Electrocatalytic chlorine evolution reaction (CER) plays a critical role in chlorine production and chemical manufacturing, yet suffers from sluggish kinetics and poor selectivity under complex electrolyte conditions. Herein, a rationally designed electrocatalyst composed of a radially graded hollow carbon architecture in which oxygen‐rich mesoporous hollow carbon (MHC) is conformally coated with a nitrogen (N)‐enriched porous carbon shell (denoted D‐N@MHC) is reported.

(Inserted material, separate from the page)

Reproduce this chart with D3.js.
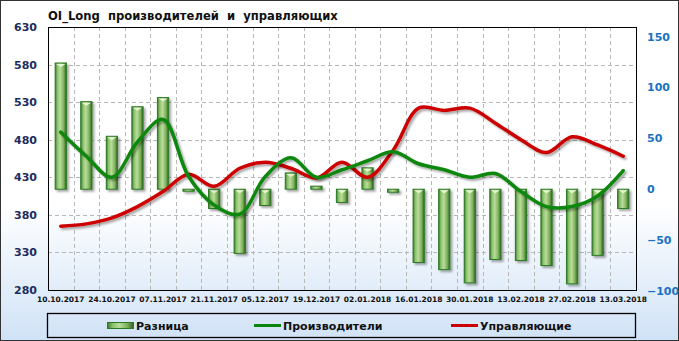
<!doctype html>
<html>
<head>
<meta charset="UTF-8">
<title>OI_Long</title>
<script src="https://d3js.org/d3.v7.min.js"></script>
<style>
    body { margin: 0; }
    svg { display: block; font-family: "DejaVu Sans", Verdana, sans-serif; }
</style>
</head>
<body>
<svg width="679" height="341"></svg>
<script>
    var dates = ["10.10.2017", "17.10.2017", "24.10.2017", "31.10.2017", "07.11.2017", "14.11.2017",
        "21.11.2017", "28.11.2017", "05.12.2017", "12.12.2017", "19.12.2017", "26.12.2017",
        "02.01.2018", "09.01.2018", "16.01.2018", "23.01.2018", "30.01.2018", "06.02.2018",
        "13.02.2018", "20.02.2018", "27.02.2018", "06.03.2018", "13.03.2018"];
    // Разница (right axis)
    var raznica = [124, 86, 52, 81, 90, -2, -19, -63, -16, 16, 3, -13,
        21, -3, -72, -79, -92, -69, -70, -75, -93, -65, -19];
    // Производители (left axis)
    var proizv = [490, 458, 430, 477, 507, 431, 393, 381, 431, 456, 430, 440,
        452, 464, 448, 440, 430, 435, 411, 391, 391, 405, 439];
    // Управляющие (left axis)
    var uprav = [365, 368, 376, 391, 411, 434, 418, 442, 450, 442, 429, 450,
        430, 466, 522, 519, 522, 502, 480, 463, 484, 473, 458];
    var leftTicks = [280, 330, 380, 430, 480, 530, 580, 630];
    var rightTicks = [-100, -50, 0, 50, 100, 150];
    var legendNames = ["Разница", "Производители", "Управляющие"];

    var W = 679, H = 341;
    var px0 = 48, px1 = 636, py0 = 27, py1 = 290;
    var svg = d3.select("svg");
    var defs = svg.append("defs");

    var bg = defs.append("linearGradient").attr("id", "bg").attr("x1", 0).attr("y1", 0).attr("x2", 0).attr("y2", 1);
    bg.append("stop").attr("offset", "0").attr("stop-color", "#ffffff");
    bg.append("stop").attr("offset", "0.6").attr("stop-color", "#ffffff");
    bg.append("stop").attr("offset", "1").attr("stop-color", "#d0e2f6");

    var bar = defs.append("linearGradient").attr("id", "bar").attr("x1", 0).attr("y1", 0).attr("x2", 1).attr("y2", 0);
    bar.append("stop").attr("offset", "0").attr("stop-color", "#3f7530");
    bar.append("stop").attr("offset", "0.2").attr("stop-color", "#8cc36a");
    bar.append("stop").attr("offset", "0.45").attr("stop-color", "#b9dc9c");
    bar.append("stop").attr("offset", "0.75").attr("stop-color", "#7fb35c");
    bar.append("stop").attr("offset", "1").attr("stop-color", "#2f5e24");

    var sh = defs.append("filter").attr("id", "sh").attr("x", "-20%").attr("y", "-20%").attr("width", "140%").attr("height", "140%");
    sh.append("feDropShadow").attr("dx", 2).attr("dy", 2).attr("stdDeviation", 1.2)
        .attr("flood-color", "#000").attr("flood-opacity", 0.35);

    svg.append("rect").attr("x", 0.5).attr("y", 0.5).attr("width", W - 1).attr("height", H - 1)
        .attr("fill", "url(#bg)").attr("stroke", "#333");

    var x = d3.scaleBand().domain(dates).range([px0, px1]).paddingInner(0.56).paddingOuter(0.28);
    var xc = function (d) { return x(d) + x.bandwidth() / 2; };
    var yl = d3.scaleLinear().domain([280, 630]).range([py1, py0]);
    var yr = d3.scaleLinear().domain([-100, 150]).range([291, 36.5]);
    var step = (px1 - px0) / dates.length;

    // grid
    var g = svg.append("g");
    g.selectAll(".hg").data(leftTicks.slice(1, -1)).enter().append("line")
        .attr("x1", px0).attr("x2", px1)
        .attr("y1", function (d) { return Math.round(yl(d)) + 0.5; })
        .attr("y2", function (d) { return Math.round(yl(d)) + 0.5; })
        .attr("stroke", "#b8b8b8").attr("stroke-dasharray", "4,3");
    g.selectAll(".vg").data(d3.range(1, dates.length)).enter().append("line")
        .attr("y1", py0).attr("y2", py1)
        .attr("x1", function (i) { return Math.round(px0 + step * i) + 0.5; })
        .attr("x2", function (i) { return Math.round(px0 + step * i) + 0.5; })
        .attr("stroke", "#b8b8b8").attr("stroke-dasharray", "4,3");

    // bars
    var bars = svg.append("g").attr("filter", "url(#sh)");
    bars.selectAll("rect").data(raznica).enter().append("rect")
        .attr("x", function (d, i) { return x(dates[i]); })
        .attr("y", function (d) { return Math.min(yr(d), yr(0)); })
        .attr("width", x.bandwidth())
        .attr("height", function (d) { return Math.max(2, Math.abs(yr(d) - yr(0))); })
        .attr("fill", "url(#bar)").attr("stroke", "#2a7a26").attr("stroke-width", 1);
    bars.selectAll("path").data(raznica).enter().append("path")
        .attr("d", function (d, i) {
            var bx = x(dates[i]), bw = x.bandwidth(), by = Math.min(yr(d), yr(0));
            if (Math.abs(yr(d) - yr(0)) < 6) return "";
            return "M" + (bx + 1) + "," + (by + 1) + "L" + (bx + bw - 1) + "," + (by + 1) + "L" + (bx + bw / 2) + "," + (by + 4) + "Z";
        })
        .attr("fill", "#e6f4d0");

    // lines
    var line = d3.line().x(function (d, i) { return xc(dates[i]); }).y(function (d) { return yl(d); })
        .curve(d3.curveCatmullRom.alpha(0.5));
    svg.append("path").datum(uprav).attr("d", line).attr("fill", "none")
        .attr("stroke", "#cc0000").attr("stroke-width", 3.5).attr("stroke-linecap", "round").attr("filter", "url(#sh)");
    svg.append("path").datum(proizv).attr("d", line).attr("fill", "none")
        .attr("stroke", "#0a870a").attr("stroke-width", 3.5).attr("stroke-linecap", "round").attr("filter", "url(#sh)");

    // plot border
    svg.append("rect").attr("x", px0 + 0.5).attr("y", py0 + 0.5).attr("width", px1 - px0).attr("height", py1 - py0)
        .attr("fill", "none").attr("stroke", "#000");

    // axes
    var la = svg.append("g").attr("transform", "translate(37,0)")
        .call(d3.axisLeft(yl).tickValues(leftTicks).tickSize(0).tickPadding(0));
    la.select(".domain").remove();
    la.selectAll("text").attr("font-size", 11).attr("font-weight", "bold").attr("fill", "#1c2c5e")
        .attr("font-family", "DejaVu Sans, sans-serif");

    var ra = svg.append("g").attr("transform", "translate(647,0)")
        .call(d3.axisRight(yr).tickValues(rightTicks).tickSize(0).tickPadding(0));
    ra.select(".domain").remove();
    ra.selectAll("text").attr("font-size", 11).attr("font-weight", "bold").attr("fill", "#1a72c4")
        .attr("font-family", "DejaVu Sans, sans-serif");

    var xa = svg.append("g").attr("transform", "translate(0," + py1 + ")")
        .call(d3.axisBottom(x).tickValues(dates.filter(function (d, i) { return i % 2 === 0; })).tickSize(0).tickPadding(7));
    xa.select(".domain").remove();
    xa.selectAll("text").attr("font-size", 7.5).attr("font-weight", "bold").attr("fill", "#111")
        .attr("font-family", "DejaVu Sans, sans-serif");

    // title
    svg.append("text").attr("x", 48).attr("y", 20).attr("font-size", 11.6).attr("font-weight", "bold")
        .attr("fill", "#111").attr("xml:space", "preserve")
        .text("OI_Long  производителей  и  управляющих");

    // legend
    var lg = svg.append("g");
    lg.append("rect").attr("x", 47.5).attr("y", 313.5).attr("width", 588).attr("height", 24)
        .attr("fill", "none").attr("stroke", "#000").attr("stroke-width", 1.3);
    lg.append("rect").attr("x", 107.5).attr("y", 322.5).attr("width", 26).attr("height", 6)
        .attr("fill", "url(#bar)").attr("stroke", "#2a7a26");
    lg.append("line").attr("x1", 254).attr("x2", 281).attr("y1", 325.5).attr("y2", 325.5)
        .attr("stroke", "#0a870a").attr("stroke-width", 3);
    lg.append("line").attr("x1", 451).attr("x2", 478).attr("y1", 325.5).attr("y2", 325.5)
        .attr("stroke", "#cc0000").attr("stroke-width", 3);
    var lx = [136, 283, 480];
    lg.selectAll("text").data(legendNames).enter().append("text")
        .attr("x", function (d, i) { return lx[i]; }).attr("y", 330)
        .attr("font-size", 11).attr("font-weight", "bold").attr("fill", "#111")
        .text(function (d) { return d; });
</script>
</body>
</html>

The outer N‐enriched shell electronically couples to the oxygen‐rich inner framework, regulating the electronic structure of oxygen active sites and thereby moderating Cl* adsorption toward the Sabatier optimum. The tailored interfacial electronic structure and local coordination environment of oxygen active sites promote chloride adsorption and accelerate reaction kinetics. As a result, D‐N@MHC delivers an ultralow overpotential of 80 mV at 10 mA cm ⁻² with 97.1% selectivity to Cl ₂ , surpassing commercial noble‐metal catalysts and representing a benchmark of the reported carbon materials. Theoretical calculations further confirm the synergistic effect between active sites and interfacial regulation. Outer N‐enriched porous carbon shells on hollow carbon provide an effective strategy for constructing efficient durable and metal‐free CER anodes under harsh electrolytic conditions.